Christ, I think, did state that it would have been better for his betrayer to not have been born.
 
Christ, I think, did state that it would have been better for his betrayer to not have been born.

The punishment for the one who comes to Christ and then turns away is worse than if he had never known Christ. Thus the statement that it would have been better if he had never been born is not a proof that he was never a believer. The passage below is early on in Jesus ministery. I don't see where it says his disciples believed "except Judas".

John 2:11
This, the first of his signs, Jesus did at Cana in Galilee, and manifested his glory; and his disciples believed in him.

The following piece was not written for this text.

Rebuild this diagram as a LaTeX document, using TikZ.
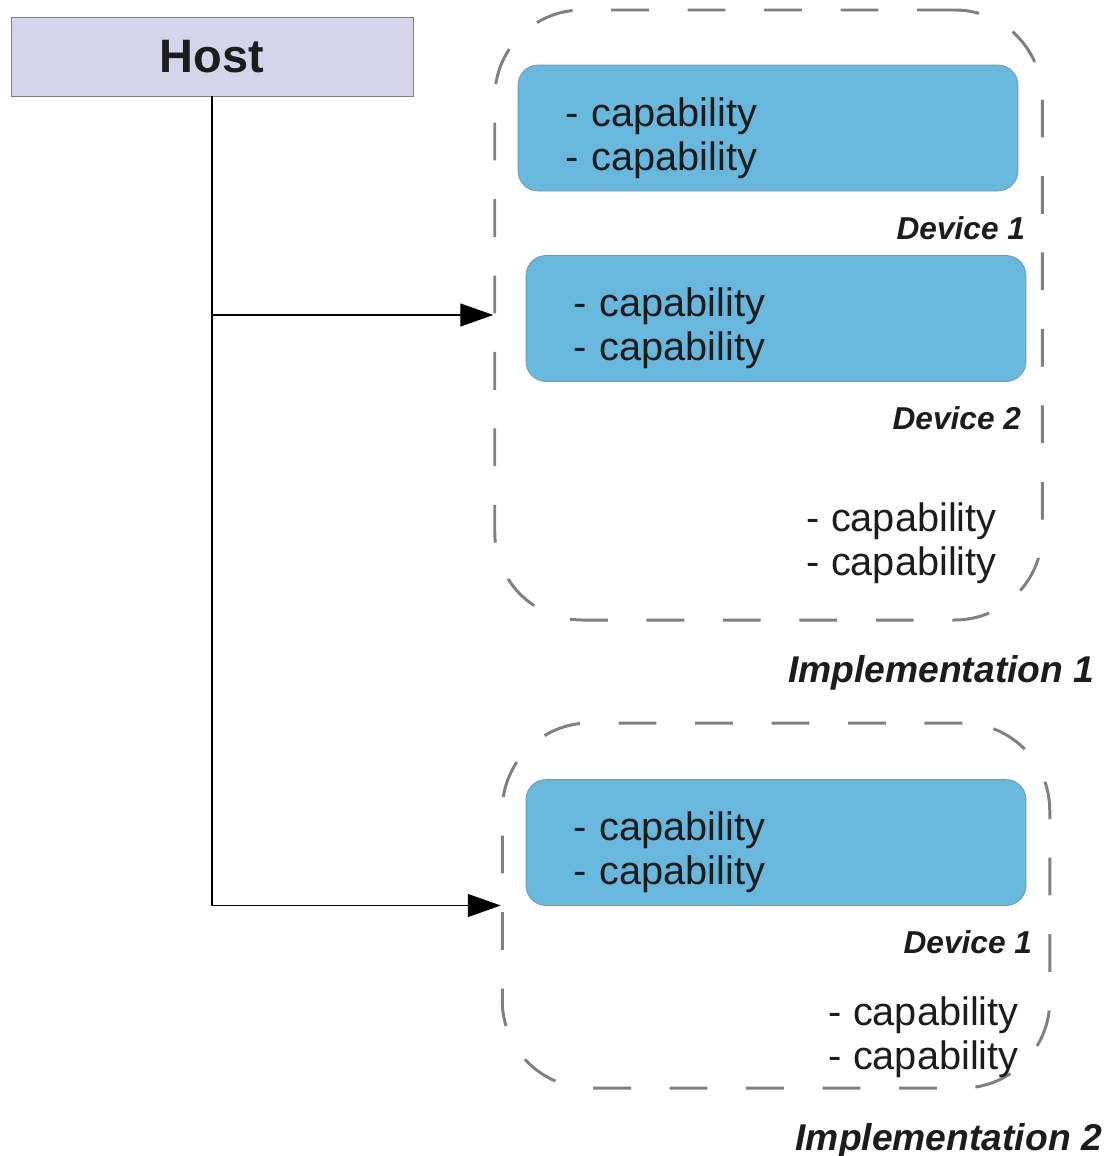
\documentclass[tikz,border=0pt]{standalone}
\usepackage{fontspec}
\setmainfont{Liberation Sans}
\usetikzlibrary{positioning,arrows.meta}

\definecolor{hostfill}{RGB}{212,212,234}
\definecolor{devfill}{RGB}{104,183,220}
\definecolor{implgray}{RGB}{128,128,128}
\definecolor{ink}{RGB}{28,28,28}

\begin{document}
\begin{tikzpicture}[
  text=ink,
  hostbox/.style={draw=gray,fill=hostfill,minimum width=8.04cm,minimum height=1.58cm,
    font=\fontsize{26.7}{30}\selectfont\bfseries},
  implbox/.style={draw=implgray,line width=1.7pt,dash pattern=on 21.5pt off 22pt,
    rounded corners=1.75cm,minimum width=10.95cm},
  devbox/.style={draw=gray!60!devfill,fill=devfill,rounded corners=0.4cm,
    minimum height=2.52cm,inner xsep=0.94cm,inner ysep=0pt,text width=8.12cm,
    text height=0.98cm,align=left,font=\fontsize{22.6}{25}\selectfont},
  caps/.style={inner sep=0pt,align=left,font=\fontsize{22.6}{25}\selectfont},
  devlabel/.style={inner sep=0pt,font=\fontsize{18}{20}\selectfont\bfseries\itshape},
  impllabel/.style={inner sep=0pt,font=\fontsize{21.2}{24}\selectfont\bfseries\itshape}
]
  \useasboundingbox (0,0) rectangle (22.14,-23.12);

  % Host
  \node[hostbox] (host) at (4.24,-1.13) {Host};

  % Implementation 1
  \node[implbox,minimum height=12.2cm] (impl1) at (15.37,-6.30) {};
  \node[devbox] (dev11) at (15.36,-2.56) {- capability\\- capability};
  \node[devlabel,below left=0.5cm and -0.14cm of dev11.south east] (dev11lbl) {Device 1};
  \node[devbox] (dev12) at (15.52,-6.37) {- capability\\- capability};
  \node[devlabel,below left=0.49cm and 0.1cm of dev12.south east] (dev12lbl) {Device 2};
  \node[caps,anchor=east] (caps1) at (19.94,-10.86) {- capability\\- capability};
  \node[impllabel,below left=0.67cm and -1.02cm of impl1.south east] (impl1lbl) {Implementation 1};

  % Implementation 2
  \node[implbox,minimum height=7.3cm] (impl2) at (15.52,-18.11) {};
  \node[devbox] (dev21) at (15.52,-16.85) {- capability\\- capability};
  \node[devlabel,below left=0.49cm and -0.12cm of dev21.south east] (dev21lbl) {Device 1};
  \node[caps,anchor=east] (caps2) at (20.38,-20.74) {- capability\\- capability};
  \node[impllabel,below left=0.67cm and -1.02cm of impl2.south east] (impl2lbl) {Implementation 2};

  % host links
  \draw[line width=0.6pt,-{Triangle[length=0.66cm,width=0.46cm]}]
    (host.south) |- (impl1.west);
  \draw[line width=0.6pt,-{Triangle[length=0.66cm,width=0.46cm]}]
    (host.south) |- (impl2.west);
\end{tikzpicture}
\end{document}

The very word apostle itself indicates belief in Jesus. Those who say OSAS are the ones who deny that Judas ever believed because it presents a problem for their theology. Judas may not have ever believed but my theology does not force me in that box. It is a strech to think that one cannot fall away from the truth with all the temptation there is in the world. We must be dilegent and by God's grace reamin in him, following him.
 
thessalonian said:
The punishment for the one who comes to Christ and then turns away is worse than if he had never known Christ. Thus the statement that it would have been better if he had never been born is not a proof that he was never a believer. The passage below is early on in Jesus ministery. I don't see where it says his disciples believed "except Judas".

John 2:11
This, the first of his signs, Jesus did at Cana in Galilee, and manifested his glory; and his disciples believed in him.

The very word apostle itself indicates belief in Jesus. Those who say OSAS are the ones who deny that Judas ever believed because it presents a problem for their theology. Judas may not have ever believed but my theology does not force me in that box. It is a strech to think that one cannot fall away from the truth with all the temptation there is in the world. We must be dilegent and by God's grace reamin in him, following him.

Was Judas a disciple at that time in John 2:11?